Stellar models with the ML2 theory of convection

Context. The mixing length theory (MLT) used to compute the temperature gradient in superadiabatic layers of stellar (interior and atmosphere) models contains in its standard form 4 free parameters. Three parameters are fixed a priori (and define what we denote as the MLT flavour) whereas one (the so-called mixing length) is calibrated by reproducing observational constraints. The classical Bohm-Vitense flavour is used in all modern MLT-based stellar model computations and, despite its crude approximations, the resulting T-eff scale appears-perhaps surprisingly-remarkably realistic, once the mixing length parameter is calibrated with a solar model. Aims.

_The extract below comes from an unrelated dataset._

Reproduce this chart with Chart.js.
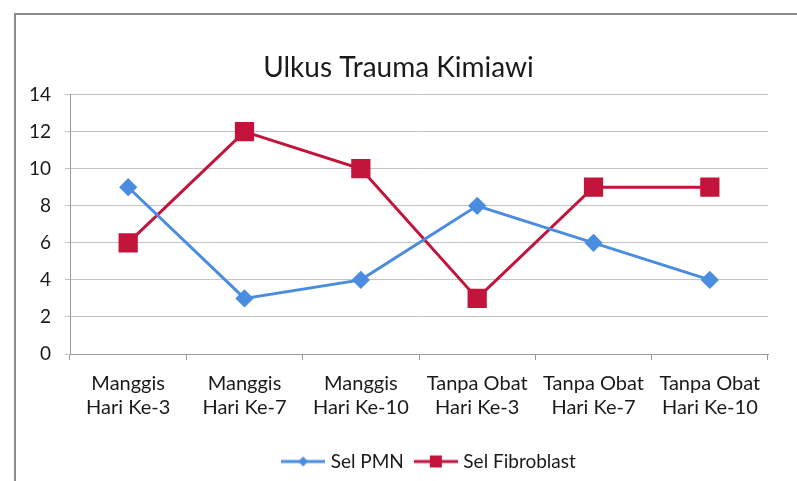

Model atmosphere computations employ parameter choices different from what is used in stellar interior modelling, raising the question of whether a single MLT flavour and mixing length value can be used to compute interiors and atmospheres of stars of all types. As a first step towards addressing this issue, we study whether the MLT flavour (the so-called ML2) and mixing length choice that have been proven adequate to model white dwarf atmospheres, are able to provide, when used in stellar models, results at least comparable to the use of the classical Bohm-Vitense flavour. Methods. We have computed solar models and evolutionary tracks for both low-and intermediate-mass Population I and II stars, adopting both solar calibrated Bohm-Vitense and ML2 flavours of the MLT in our stellar evolution code, and state-of-the-art input physics. Results. The two sets of models provide consistent results, with only minor differences. Both calibrations reproduce also the T-eff of red giants in a sample of Galactic globular clusters. The ML2 solar model provides a mixing length about half the value of the local pressure scale height, thus alleviating-but not eliminating-one of the well known inconsistencies of the MLT employed in stellar models. This mixing length is also consistent with the value used in white dwarf model atmosphere computations.